Les patients éligibles dans les deux études ont un carcinome épidermoïde de la tête et du cou (bouche, oropharynx, larynx ou hypopharynx), complètement réséqué, pouvant tolérer la chimiothérapie et présentant un risque élevé. Dans l'étude Rtog, ce risque accru est défini par l'un des critères suivants : bords de résection positifs, deux ganglions régionaux ou plus, ou dissémination extracapsulaire. Dans l'étude Eortc, le risque est considéré comme accru en présence de : bords de résection positifs, dissémination extracapsulaire, envahissement ganglionnaire de niveau IV ou V dans le cas des tumeurs buccales ou oropharyngées, maladie périneurale ou embolie tumorale vasculaire.
Les traitements adjuvants (de quatre à six semaines après l'opération) sont similaires dans les deux études : radiothérapie radicale (de 60 à 66 Gy) sur une période de six semaines, seule ou associée à la chimiothérapie par cisplatine (100 mg/m2 de surface corporelle, en trois cycles administrés à J1, J22 et J43 de la radiothérapie).

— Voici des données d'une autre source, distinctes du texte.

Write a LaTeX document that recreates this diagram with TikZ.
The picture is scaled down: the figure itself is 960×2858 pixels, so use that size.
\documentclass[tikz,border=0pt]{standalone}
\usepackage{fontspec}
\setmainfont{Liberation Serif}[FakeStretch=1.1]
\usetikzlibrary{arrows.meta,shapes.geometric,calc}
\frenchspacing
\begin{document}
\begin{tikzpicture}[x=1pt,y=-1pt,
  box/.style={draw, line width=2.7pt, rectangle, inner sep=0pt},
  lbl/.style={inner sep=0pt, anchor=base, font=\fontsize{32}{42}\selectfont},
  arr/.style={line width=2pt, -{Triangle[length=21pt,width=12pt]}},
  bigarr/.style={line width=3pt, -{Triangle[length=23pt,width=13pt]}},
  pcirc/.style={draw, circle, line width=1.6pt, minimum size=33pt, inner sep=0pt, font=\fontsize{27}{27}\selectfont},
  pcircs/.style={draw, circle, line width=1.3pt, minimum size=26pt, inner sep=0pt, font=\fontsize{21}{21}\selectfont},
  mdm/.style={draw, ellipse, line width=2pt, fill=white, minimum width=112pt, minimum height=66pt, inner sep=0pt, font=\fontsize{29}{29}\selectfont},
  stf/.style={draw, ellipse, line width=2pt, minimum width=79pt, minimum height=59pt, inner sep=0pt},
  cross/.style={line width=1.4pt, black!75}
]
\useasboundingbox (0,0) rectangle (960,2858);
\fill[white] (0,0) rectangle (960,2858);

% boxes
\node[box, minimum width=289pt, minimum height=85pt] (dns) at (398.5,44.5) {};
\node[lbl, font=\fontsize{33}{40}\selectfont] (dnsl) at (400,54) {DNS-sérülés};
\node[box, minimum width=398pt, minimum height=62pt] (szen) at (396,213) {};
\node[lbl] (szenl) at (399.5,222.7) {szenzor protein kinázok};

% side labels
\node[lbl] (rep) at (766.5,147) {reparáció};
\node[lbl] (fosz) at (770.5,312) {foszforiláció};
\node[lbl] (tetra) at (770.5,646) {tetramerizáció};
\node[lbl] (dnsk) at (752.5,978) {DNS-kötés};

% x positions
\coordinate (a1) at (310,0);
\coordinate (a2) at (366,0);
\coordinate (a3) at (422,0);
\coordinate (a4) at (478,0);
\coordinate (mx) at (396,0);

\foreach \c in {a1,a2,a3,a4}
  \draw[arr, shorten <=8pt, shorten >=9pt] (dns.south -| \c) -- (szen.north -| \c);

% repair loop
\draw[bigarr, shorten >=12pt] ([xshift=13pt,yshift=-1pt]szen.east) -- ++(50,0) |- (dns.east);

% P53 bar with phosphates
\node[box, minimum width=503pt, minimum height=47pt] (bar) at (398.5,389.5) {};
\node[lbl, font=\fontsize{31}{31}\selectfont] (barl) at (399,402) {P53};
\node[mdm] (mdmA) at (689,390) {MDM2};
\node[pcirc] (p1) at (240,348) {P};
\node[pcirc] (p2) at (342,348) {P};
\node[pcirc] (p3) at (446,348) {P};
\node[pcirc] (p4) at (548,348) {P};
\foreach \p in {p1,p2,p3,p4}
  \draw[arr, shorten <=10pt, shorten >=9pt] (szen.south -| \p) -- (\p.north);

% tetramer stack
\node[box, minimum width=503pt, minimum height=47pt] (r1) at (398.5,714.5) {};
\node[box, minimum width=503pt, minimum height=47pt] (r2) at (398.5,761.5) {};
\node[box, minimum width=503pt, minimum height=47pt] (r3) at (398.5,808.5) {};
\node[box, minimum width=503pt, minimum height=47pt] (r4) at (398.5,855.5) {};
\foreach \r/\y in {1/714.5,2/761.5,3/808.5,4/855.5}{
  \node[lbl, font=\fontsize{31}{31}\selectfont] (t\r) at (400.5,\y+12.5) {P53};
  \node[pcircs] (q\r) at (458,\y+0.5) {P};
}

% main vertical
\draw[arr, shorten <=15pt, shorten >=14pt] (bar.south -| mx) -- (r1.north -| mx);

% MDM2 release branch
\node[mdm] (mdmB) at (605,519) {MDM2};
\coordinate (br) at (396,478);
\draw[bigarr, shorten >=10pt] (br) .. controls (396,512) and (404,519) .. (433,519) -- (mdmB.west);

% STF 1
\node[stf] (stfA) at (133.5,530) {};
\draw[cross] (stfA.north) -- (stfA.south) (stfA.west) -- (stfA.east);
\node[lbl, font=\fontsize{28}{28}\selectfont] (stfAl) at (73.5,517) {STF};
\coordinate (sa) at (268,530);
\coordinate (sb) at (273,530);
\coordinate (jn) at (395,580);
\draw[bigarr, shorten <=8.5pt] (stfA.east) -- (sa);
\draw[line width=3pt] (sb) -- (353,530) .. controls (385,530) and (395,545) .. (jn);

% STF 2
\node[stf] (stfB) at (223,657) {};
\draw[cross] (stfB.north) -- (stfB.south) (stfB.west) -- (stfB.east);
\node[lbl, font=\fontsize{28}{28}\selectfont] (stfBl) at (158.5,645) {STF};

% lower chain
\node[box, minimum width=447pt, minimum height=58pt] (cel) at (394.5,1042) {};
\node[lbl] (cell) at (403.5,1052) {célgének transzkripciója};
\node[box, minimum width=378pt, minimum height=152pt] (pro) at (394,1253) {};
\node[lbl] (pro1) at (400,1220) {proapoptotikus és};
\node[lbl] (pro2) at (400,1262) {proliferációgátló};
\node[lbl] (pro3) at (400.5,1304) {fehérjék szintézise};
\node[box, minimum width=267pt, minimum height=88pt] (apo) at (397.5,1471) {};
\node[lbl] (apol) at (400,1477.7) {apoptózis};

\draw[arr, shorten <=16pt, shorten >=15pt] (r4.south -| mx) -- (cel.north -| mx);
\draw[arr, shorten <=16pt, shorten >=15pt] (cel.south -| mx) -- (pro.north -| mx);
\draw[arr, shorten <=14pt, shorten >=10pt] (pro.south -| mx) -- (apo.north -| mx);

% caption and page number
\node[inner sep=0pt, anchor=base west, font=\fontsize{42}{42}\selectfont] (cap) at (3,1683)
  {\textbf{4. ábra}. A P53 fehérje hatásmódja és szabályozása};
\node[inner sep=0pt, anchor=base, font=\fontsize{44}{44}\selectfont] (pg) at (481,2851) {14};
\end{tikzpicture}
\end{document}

Supériorité du traitement combiné.
Les analyses des deux études montrent la supériorité du traitement adjuvant combiné. En effet, la chimiothérapie concomitante à la radiothérapie adjuvante améliore le taux du contrôle locorégional de la tumeur, à deux ans, de 10 % dans l'étude Rtog (taux de 82 % dans le groupe traitement combiné, contre 72 % dans le groupe radiothérapie), et majore le taux de survie sans maladie, à 5 ans, de 11 % dans l'étude Eortc (taux de 47 % dans le groupe traitement combiné, contre 36 % dans le groupe radiothérapie).

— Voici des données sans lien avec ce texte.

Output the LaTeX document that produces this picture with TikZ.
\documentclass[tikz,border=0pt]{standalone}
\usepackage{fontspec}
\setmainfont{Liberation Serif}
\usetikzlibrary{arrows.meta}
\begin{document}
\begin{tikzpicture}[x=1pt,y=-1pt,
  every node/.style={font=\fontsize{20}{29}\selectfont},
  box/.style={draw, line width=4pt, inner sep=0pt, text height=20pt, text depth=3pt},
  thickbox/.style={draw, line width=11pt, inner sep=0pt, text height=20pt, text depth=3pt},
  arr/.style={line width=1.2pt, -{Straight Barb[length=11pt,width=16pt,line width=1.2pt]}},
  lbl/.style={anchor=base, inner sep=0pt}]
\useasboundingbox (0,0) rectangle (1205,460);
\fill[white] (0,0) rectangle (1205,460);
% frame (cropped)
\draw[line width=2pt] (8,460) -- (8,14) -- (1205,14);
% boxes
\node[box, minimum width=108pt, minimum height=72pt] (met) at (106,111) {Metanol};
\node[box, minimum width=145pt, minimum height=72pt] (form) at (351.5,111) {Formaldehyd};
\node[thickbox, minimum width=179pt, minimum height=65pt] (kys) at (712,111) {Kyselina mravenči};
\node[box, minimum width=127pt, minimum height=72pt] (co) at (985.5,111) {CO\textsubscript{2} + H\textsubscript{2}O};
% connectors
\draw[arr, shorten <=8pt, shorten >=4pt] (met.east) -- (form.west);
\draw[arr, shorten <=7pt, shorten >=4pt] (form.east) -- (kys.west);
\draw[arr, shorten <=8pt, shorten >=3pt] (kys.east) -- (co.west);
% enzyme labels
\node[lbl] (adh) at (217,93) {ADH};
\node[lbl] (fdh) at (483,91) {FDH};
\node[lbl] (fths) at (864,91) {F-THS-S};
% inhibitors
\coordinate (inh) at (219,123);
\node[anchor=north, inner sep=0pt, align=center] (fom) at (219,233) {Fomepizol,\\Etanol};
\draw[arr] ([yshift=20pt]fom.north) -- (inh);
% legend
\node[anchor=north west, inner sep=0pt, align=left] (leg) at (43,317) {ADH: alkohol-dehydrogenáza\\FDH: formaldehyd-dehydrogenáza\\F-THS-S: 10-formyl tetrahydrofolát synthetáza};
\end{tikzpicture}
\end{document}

Toutefois, seule l'étude européenne démontre une survie globale significativement accrue (53 % dans le groupe traitement combiné, comparée à 40 % dans le groupe radiothérapie). Aucune étude n'a observé une réduction des métastases à distance.
Le traitement adjuvant intensifié par cisplatine s'accompagne d'une toxicité accrue à court terme. L'incidence des effets secondaires sévères est de 77 % dans le groupe de traitement combiné comparé à 34 % dans le groupe radiothérapie pour l'étude Rtog, et respectivement de 41 et 21 % pour l'étude Eortc). Mais le traitement n'élève pas l'incidence de la toxicité tardive.
Majoration des effets bénéfiques et toxiques.
Ces résultats suggèrent donc que le principal effet du cisplatine concomitant n'est pas la prévention des métastases, mais la majoration des effets bénéfiques et toxiques de la radiothérapie.
Une nouvelle norme de soin.
« Nos données, jointes à celles de l'étude Eortc, établissent une nouvelle norme de soin pour le traitement adjuvant des patients atteints d'un cancer de la tête et du cou à haut risque, et physiquement aptes », conclut l'équipe Rtog.
« Les résultats de morbidité tardive observés jusqu'ici dans les études Rtog et Eortc indiquent que cette approche de radiothérapie et chimiothérapie concomitante apporte un réel bénéfice », commentent, dans un éditorial, les Drs Saunders (University College of London, Londres) et coll. Faisant entrevoir les résultats prometteurs de la radiothérapie postopératoire accélérée (trois semaines au lieu de six), le prochain pas pour améliorer les résultats, selon ces éditorialistes, sera d'identifier le protocole de radiothérapie le plus efficace.
« New England Journal of Medicine », 6 mai 2004, pp. 1937, 1945, 1997.
Eortc : European Organization for Research and Treatment of Cancer.
Rtog : Radiation Therapy Oncology Group.